→ To be done: In the entries below, repeat only the lines between those holding "What TikZ code" and "(hub) at (462,417)", inclusive. Leave pictures out.

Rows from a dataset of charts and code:
[START]

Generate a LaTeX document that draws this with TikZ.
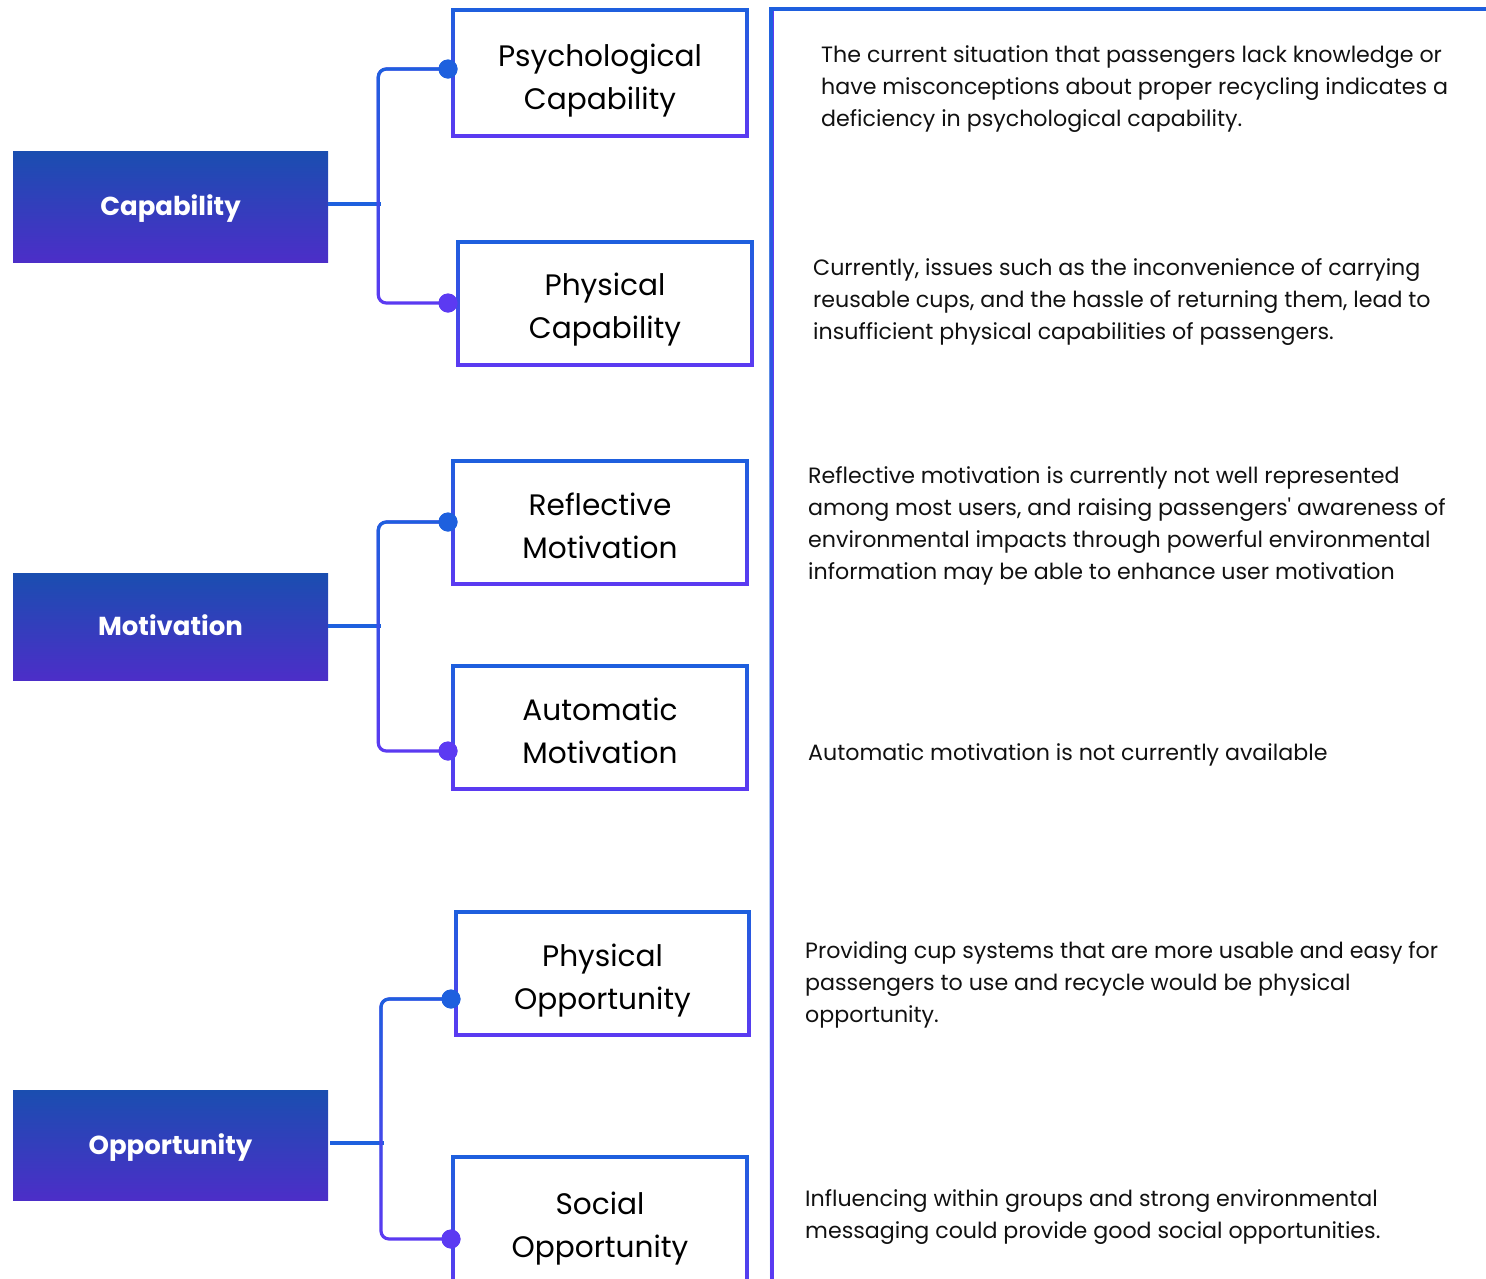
\documentclass[tikz,border=0pt]{standalone}
\usepackage{fontspec}
\setmainfont{Poppins}[Ligatures=TeXOff]
\usetikzlibrary{fadings}
\definecolor{edgeblue}{RGB}{30,96,222}
\definecolor{edgeviolet}{RGB}{92,58,242}
\definecolor{filltop}{RGB}{26,78,176}
\definecolor{fillbot}{RGB}{76,46,200}
\definecolor{ink}{RGB}{17,17,17}
\begin{document}
\begin{tikzpicture}[x=1pt,y=-1pt,
  factor/.style={rectangle, minimum width=315pt, inner sep=0pt, top color=filltop, bottom color=fillbot,
    text=white, text height=18.5pt, text depth=0pt, font=\fontsize{26}{30}\selectfont\bfseries},
  subbox/.style={rectangle, minimum width=294pt, minimum height=123pt, inner sep=0pt},
  subtext/.style={inner sep=0pt, align=center, font=\fontsize{29.6}{43}\selectfont, text=black},
  note/.style={anchor=north west, inner sep=0pt, align=left, font=\fontsize{22.15}{32}\selectfont, text=ink},
  edge/.style={line width=4pt},
  link/.style={line width=3.2pt, rounded corners=8pt},
  stub/.style={line width=4pt, edgeblue},
  dot/.style={circle, inner sep=0pt, minimum size=19pt},
  fadeblue/.style={edgeblue, path fading=south},
]
\useasboundingbox (0,0) rectangle (1486,1278);
\clip (0,0) rectangle (1486,1278);

% right-hand panel frame
\draw[edge, edgeviolet] (1500,9) -- (772,9) -- (772,1300);
\draw[edge, fadeblue] (1500,9) -- (772,9) -- (772,1300);

% COM-B factors
\node[factor, minimum height=111pt] (cap) at (170.5,206.5) {Capability};
\node[factor, minimum height=107pt] (mot) at (170.5,626.5) {Motivation};
\node[factor, minimum height=110pt] (opp) at (170.5,1145) {Opportunity};

% sub-component frames
\node[subbox, minimum height=126pt] (psy) at (600,73) {};
\node[subbox] (phc) at (605,303.5) {};
\node[subbox] (ref) at (600,522.5) {};
\node[subbox] (aut) at (600,727.5) {};
\node[subbox, minimum width=293pt] (pho) at (602.5,973.5) {};
\node[subbox, minimum height=130pt] (soc) at (600,1222) {};

\foreach \b in {psy,phc,ref,aut,pho,soc}{
  \draw[edge, edgeviolet] (\b.north west) rectangle (\b.south east);
  \draw[edge, fadeblue] (\b.north west) rectangle (\b.south east);
}

% sub-component titles
\node[subtext] (psyt) at ([yshift=-8pt]psy.center) {Psychological\\Capability};
\node[subtext] (phct) at ([yshift=-6pt]phc.center) {Physical\\Capability};
\node[subtext] (reft) at ([yshift=-3.5pt]ref.center) {Reflective\\Motivation};
\node[subtext] (autt) at ([yshift=-3.5pt]aut.center) {Automatic\\Motivation};
\node[subtext] (phot) at ([yshift=-7pt]pho.center) {Physical\\Opportunity};
\node[subtext] (soct) at ([yshift=-7pt]soc.center) {Social\\Opportunity};

% junction points on the branch trunks
\coordinate (capj) at (378.3,204);
\coordinate (motj) at (378.3,626);
\coordinate (oppj) at (381,1143);

% branch end dots
\node[dot, fill=edgeblue] (psyd) at (448,69) {};
\node[dot, fill=edgeviolet] (phcd) at (448,303) {};
\node[dot, fill=edgeblue] (refd) at (448,522) {};
\node[dot, fill=edgeviolet] (autd) at (448,751) {};
\node[dot, fill=edgeblue] (phod) at (451,999) {};
\node[dot, fill=edgeviolet] (socd) at (451,1239) {};

% stubs from the factors to the trunks
\draw[stub] (cap.east |- capj) -- ([xshift=3pt]capj);
\draw[stub] (mot.east |- motj) -- ([xshift=3pt]motj);
\draw[stub] ([xshift=2pt]opp.east |- oppj) -- ([xshift=3pt]oppj);

% trunks, blue at the top fading into violet at the bottom
\foreach \t/\j/\u in {psyd/capj/phcd, refd/motj/autd, phod/oppj/socd}{
  \draw[link, edgeviolet] (\t.center) -| (\j) |- (\u.center);
  \draw[link, fadeblue] (\t.center) -| (\j) |- (\u.center);
}

% redraw the dots above the trunks
\node[dot, fill=edgeblue] at (psyd) {};
\node[dot, fill=edgeviolet] at (phcd) {};
\node[dot, fill=edgeblue] at (refd) {};
\node[dot, fill=edgeviolet] at (autd) {};
\node[dot, fill=edgeblue] at (phod) {};
\node[dot, fill=edgeviolet] at (socd) {};

% descriptions
\node[note] (n1) at (821,45.2) {The current situation that passengers lack knowledge or\\have misconceptions about proper recycling indicates a\\deficiency in psychological capability.};
\node[note] (n2) at (813,258.2) {Currently, issues such as the inconvenience of carrying\\reusable cups, and the hassle of returning them, lead to\\insufficient physical capabilities of passengers.};
\node[note] (n3) at (808,466.2) {Reflective motivation is currently not well represented\\among most users, and raising passengers' awareness of\\environmental impacts through powerful environmental\\information may be able to enhance user motivation};
\node[note] (n4) at (808,743.2) {Automatic motivation is not currently available};
\node[note] (n5) at (805,941.2) {Providing cup systems that are more usable and easy for\\passengers to use and recycle would be physical\\opportunity.};
\node[note] (n6) at (805,1189.2) {Influencing within groups and strong environmental\\messaging could provide good social opportunities.};
\end{tikzpicture}
\end{document}
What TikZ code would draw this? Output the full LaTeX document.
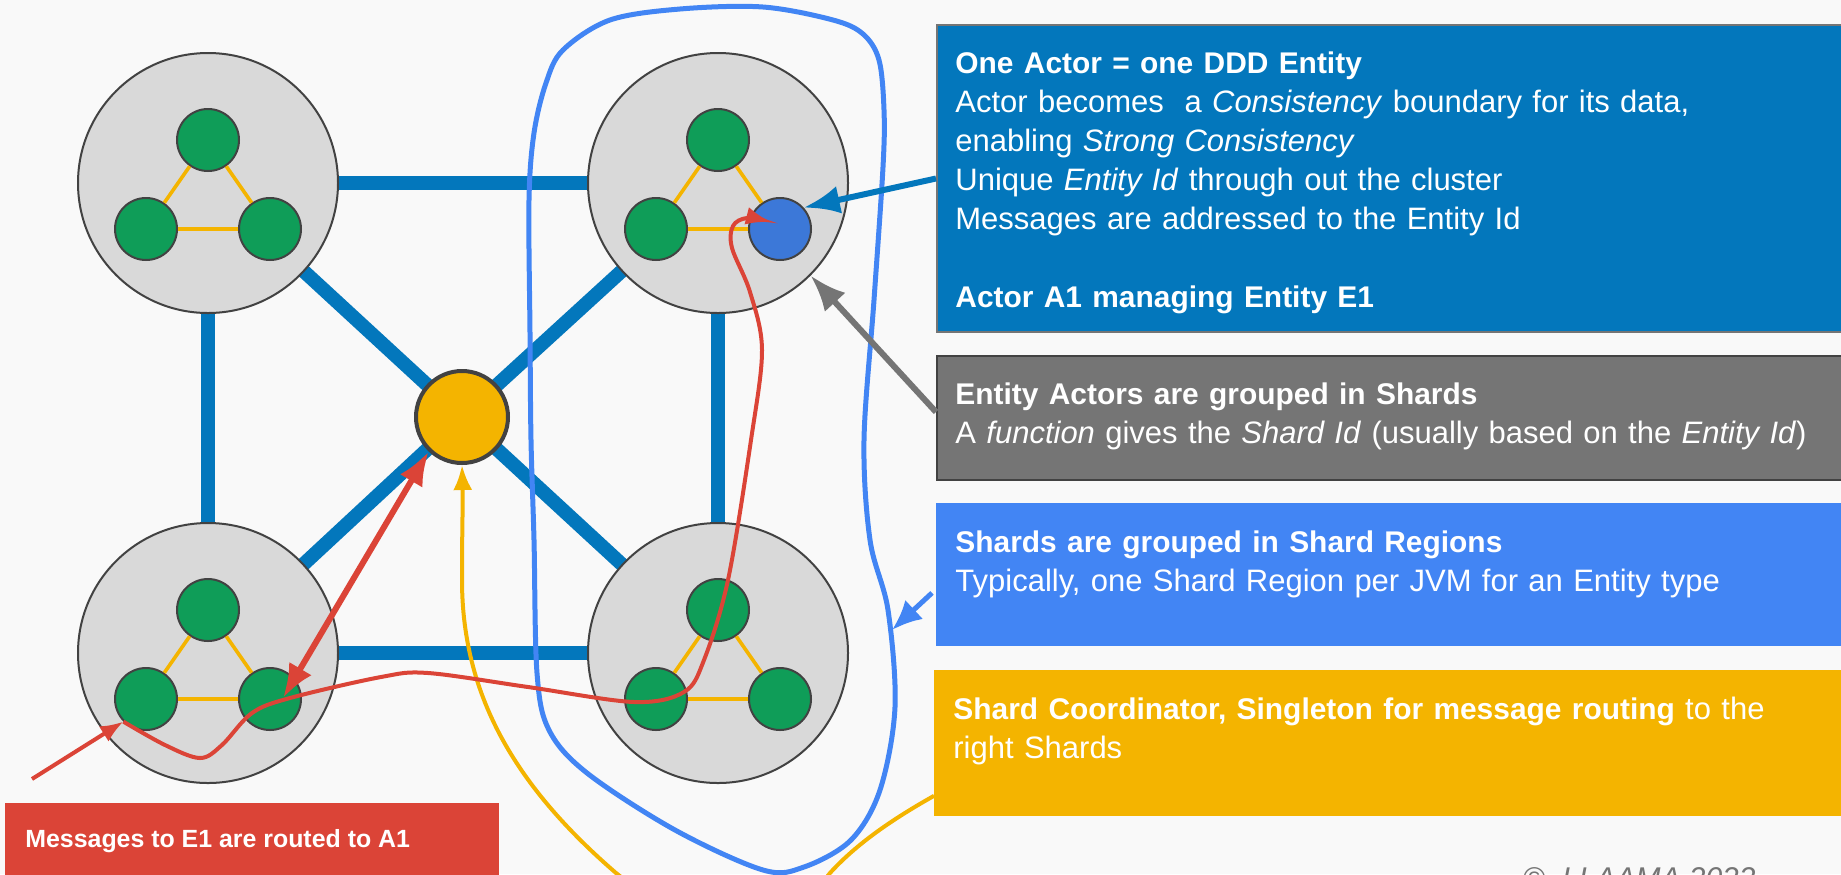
\documentclass[tikz,border=0pt]{standalone}
\usepackage{fontspec}
\setmainfont{Liberation Sans}[BoldFeatures={Scale=0.965}]
\usetikzlibrary{arrows.meta,calc}

\definecolor{paper}{HTML}{F9F9F9}
\definecolor{linkblue}{HTML}{0377BC}
\definecolor{gblue}{HTML}{4285F4}
\definecolor{gred}{HTML}{DB4437}
\definecolor{gyellow}{HTML}{F4B400}
\definecolor{ggreen}{HTML}{0F9D58}
\definecolor{ggray}{HTML}{757575}
\definecolor{jvmfill}{HTML}{D9D9D9}
\definecolor{rim}{HTML}{424242}
\definecolor{entityblue}{HTML}{3C78D8}

\pgfdeclarelayer{canvas}
\pgfdeclarelayer{wires}
\pgfsetlayers{canvas,wires,main}

\begin{document}
\begin{tikzpicture}[x=0.5pt,y=-0.5pt,
  jvm/.style={circle, draw=rim, line width=1pt, fill=jvmfill, minimum size=130pt, inner sep=0pt},
  actor/.style={circle, draw=rim, line width=1pt, fill=ggreen, minimum size=31pt, inner sep=0pt},
  hubnode/.style={circle, draw=rim, line width=2pt, fill=gyellow, minimum size=46pt, inner sep=0pt},
  link/.style={linkblue, line width=7pt},
  peer/.style={gyellow, line width=1.8pt},
  panel/.style={rectangle, anchor=north west, inner sep=0pt, minimum width=455pt},
  paneltext/.style={anchor=base west, inner sep=0pt, text width=445pt, align=left, text=white,
    font=\fontsize{15.5pt}{19.5pt}\selectfont},
  pointer/.style={line width=3pt, -{Latex[length=18pt,width=14pt]}},
  route/.style={gred, line width=2pt},
]
\begin{pgfonlayer}{canvas}
  \fill[paper] (0,0) rectangle (1841,874);
\end{pgfonlayer}
\useasboundingbox (0,0) rectangle (1841,874);
\clip (0,0) rectangle (1841,874);

% four JVMs of the cluster and the coordinator
\node[jvm] (n1) at (208,183) {};
\node[jvm] (n2) at (718,183) {};
\node[jvm] (n3) at (208,653) {};
\node[jvm] (n4) at (718,653) {};
\node[hubnode] (hub) at (462,417) {};

% network links under the nodes
\begin{pgfonlayer}{wires}
  \draw[link] (n1.center) -- (n2.center);
  \draw[link] (n3.center) -- (n4.center);
  \draw[link] (n1.center) -- (n3.center);
  \draw[link] (n2.center) -- (n4.center);
  \foreach \n in {n1,n2,n3,n4} \draw[link] (\n.center) -- (hub.center);
\end{pgfonlayer}

% actors inside each JVM
\node[actor] (a1t) at ($(n1)+(0,-43)$) {};
\node[actor] (a1l) at ($(n1)+(-62,46)$) {};
\node[actor] (a1r) at ($(n1)+(62,46)$) {};
\node[actor] (a2t) at ($(n2)+(0,-43)$) {};
\node[actor] (a2l) at ($(n2)+(-62,46)$) {};
\node[actor, fill=entityblue] (e1) at ($(n2)+(62,46)$) {};
\node[actor] (a3t) at ($(n3)+(0,-43)$) {};
\node[actor] (a3l) at ($(n3)+(-62,46)$) {};
\node[actor] (a3r) at ($(n3)+(62,46)$) {};
\node[actor] (a4t) at ($(n4)+(0,-43)$) {};
\node[actor] (a4l) at ($(n4)+(-62,46)$) {};
\node[actor] (a4r) at ($(n4)+(62,46)$) {};

\draw[peer] (a1t) -- (a1l); \draw[peer] (a1l) -- (a1r); \draw[peer] (a1r) -- (a1t);
\draw[peer] (a2t) -- (a2l); \draw[peer] (a2l) -- (e1);  \draw[peer] (e1) -- (a2t);
\draw[peer] (a3t) -- (a3l); \draw[peer] (a3l) -- (a3r); \draw[peer] (a3r) -- (a3t);
\draw[peer] (a4t) -- (a4l); \draw[peer] (a4l) -- (a4r); \draw[peer] (a4r) -- (a4t);

% shard region outline
\draw[gblue, line width=2.5pt] plot[smooth cycle, tension=0.55] coordinates {
  (763,7) (833,20) (863,34) (879,60) (884,110) (883,167) (874,300) (864,440)
  (870,540) (888,610) (895,707) (880,790) (851,840) (804,867) (763,870)
  (675,830) (587,773) (549,730) (537,673) (534,540) (531,440) (530,333)
  (529,200) (534,133) (546,83) (563,50) (610,20) (680,9)};
\coordinate (regionmark) at (892,630);

% coordinator feedback from the yellow panel
\node[panel, fill=gyellow, minimum width=460pt, minimum height=73pt] (pcoord) at (934,670) {};
\draw[gyellow, line width=2pt, -{Latex[length=12.5pt,width=9.5pt]}]
  ($(pcoord.south west)+(0,-21)$) .. controls (900,815) and (860,840) .. (830,873)
  .. controls (790,925) and (680,925) .. (616,873)
  .. controls (520,790) and (462,700) .. (462,580)
  .. controls (462,530) and (463,500) .. (hub.south);

% message route towards entity E1
\coordinate (src) at (32,779);
\draw[route, line width=2pt, -{Latex[length=11.5pt,width=9pt]}] (src) -- (a3l.225);
\coordinate (e1in) at ($(e1.center)+(-9,-7)$);
\draw[route, -{Latex[length=12.5pt,width=9pt]}] plot[smooth, tension=0.55] coordinates {
  (a3l.225) (165,745) (200,758) (222,745) (252,713) (290,698) (381,677) (428,673)
  (528,687) (634,702) (684,692) (704,660) (728,580) (751,440) (762,350)
  (750,292) (732,248) (733,226) (747,218) (e1in)};
\coordinate (a3rin) at ($(a3r.center)+(13,-1)$);
\draw[gred, line width=3pt, {Latex[length=17pt,width=13pt]}-{Latex[length=17pt,width=13pt]}]
  (hub.226) -- (a3rin);

% explanation panels
\node[panel, fill=linkblue, draw=ggray, line width=1pt, minimum width=460pt, minimum height=153.5pt] (pentity) at (936,24) {};
\node[paneltext] (tentity) at ($(pentity.north west)+(19,49)$) {%
  \textbf{One Actor = one DDD Entity}\\
  Actor becomes\ \ a \textit{Consistency} boundary for its data,\\
  enabling \textit{Strong Consistency}\\
  Unique \textit{Entity Id} through out the cluster\\
  Messages are addressed to the Entity Id\\
  \mbox{}\\
  \textbf{Actor A1 managing Entity E1}};

\node[panel, fill=ggray, draw=rim, line width=1pt, minimum width=460pt, minimum height=62pt] (pshard) at (936,355) {};
\node[paneltext] (tshard) at ($(pshard.north west)+(19,49)$) {%
  \textbf{Entity Actors are grouped in Shards}\\
  A \textit{function} gives the \textit{Shard Id} (usually based on the \textit{Entity Id})};

\node[panel, fill=gblue, minimum width=460pt, minimum height=71.5pt] (pregion) at (936,503) {};
\node[paneltext] (tregion) at ($(pregion.north west)+(19,49)$) {%
  \textbf{Shards are grouped in Shard Regions}\\
  Typically, one Shard Region per JVM for an Entity type};

\node[paneltext] (tcoord) at ($(pcoord.north west)+(19,49)$) {%
  \textbf{Shard Coordinator, Singleton for message routing} to the\\
  right Shards};

\node[panel, fill=gred, minimum width=247pt, minimum height=40pt] (proute) at (5,803) {};
\node[anchor=base west, inner sep=0pt, text=white, font=\fontsize{12.9pt}{15pt}\selectfont\bfseries]
  (troute) at ($(proute.north west)+(20,44)$) {Messages to E1 are routed to A1};

% pointers from the panels
\draw[pointer, linkblue] (pentity.west) -- (e1.42);
\draw[pointer, ggray] ($(pshard.west)+(0,-6)$) -- (n2.-45);
\draw[pointer, gblue, line width=2.5pt, -{Latex[length=15pt,width=13pt]}] ($(pregion.west)+(-4,18)$) -- (regionmark);

% footer
\node[anchor=north west, inner sep=0pt, text=ggray, font=\fontsize{15pt}{18pt}\selectfont\itshape]
  (copy) at (1523,867) {\textup{©}\ \ LLAAMA 2022};
\end{tikzpicture}
\end{document}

[END]

→ Problem solution:
What TikZ code would draw this? Output the full LaTeX document.
\documentclass[tikz,border=0pt]{standalone}
\usepackage{fontspec}
\setmainfont{Liberation Sans}[BoldFeatures={Scale=0.965}]
\usetikzlibrary{arrows.meta,calc}

\definecolor{paper}{HTML}{F9F9F9}
\definecolor{linkblue}{HTML}{0377BC}
\definecolor{gblue}{HTML}{4285F4}
\definecolor{gred}{HTML}{DB4437}
\definecolor{gyellow}{HTML}{F4B400}
\definecolor{ggreen}{HTML}{0F9D58}
\definecolor{ggray}{HTML}{757575}
\definecolor{jvmfill}{HTML}{D9D9D9}
\definecolor{rim}{HTML}{424242}
\definecolor{entityblue}{HTML}{3C78D8}

\pgfdeclarelayer{canvas}
\pgfdeclarelayer{wires}
\pgfsetlayers{canvas,wires,main}

\begin{document}
\begin{tikzpicture}[x=0.5pt,y=-0.5pt,
  jvm/.style={circle, draw=rim, line width=1pt, fill=jvmfill, minimum size=130pt, inner sep=0pt},
  actor/.style={circle, draw=rim, line width=1pt, fill=ggreen, minimum size=31pt, inner sep=0pt},
  hubnode/.style={circle, draw=rim, line width=2pt, fill=gyellow, minimum size=46pt, inner sep=0pt},
  link/.style={linkblue, line width=7pt},
  peer/.style={gyellow, line width=1.8pt},
  panel/.style={rectangle, anchor=north west, inner sep=0pt, minimum width=455pt},
  paneltext/.style={anchor=base west, inner sep=0pt, text width=445pt, align=left, text=white,
    font=\fontsize{15.5pt}{19.5pt}\selectfont},
  pointer/.style={line width=3pt, -{Latex[length=18pt,width=14pt]}},
  route/.style={gred, line width=2pt},
]
\begin{pgfonlayer}{canvas}
  \fill[paper] (0,0) rectangle (1841,874);
\end{pgfonlayer}
\useasboundingbox (0,0) rectangle (1841,874);
\clip (0,0) rectangle (1841,874);

% four JVMs of the cluster and the coordinator
\node[jvm] (n1) at (208,183) {};
\node[jvm] (n2) at (718,183) {};
\node[jvm] (n3) at (208,653) {};
\node[jvm] (n4) at (718,653) {};
\node[hubnode] (hub) at (462,417) {};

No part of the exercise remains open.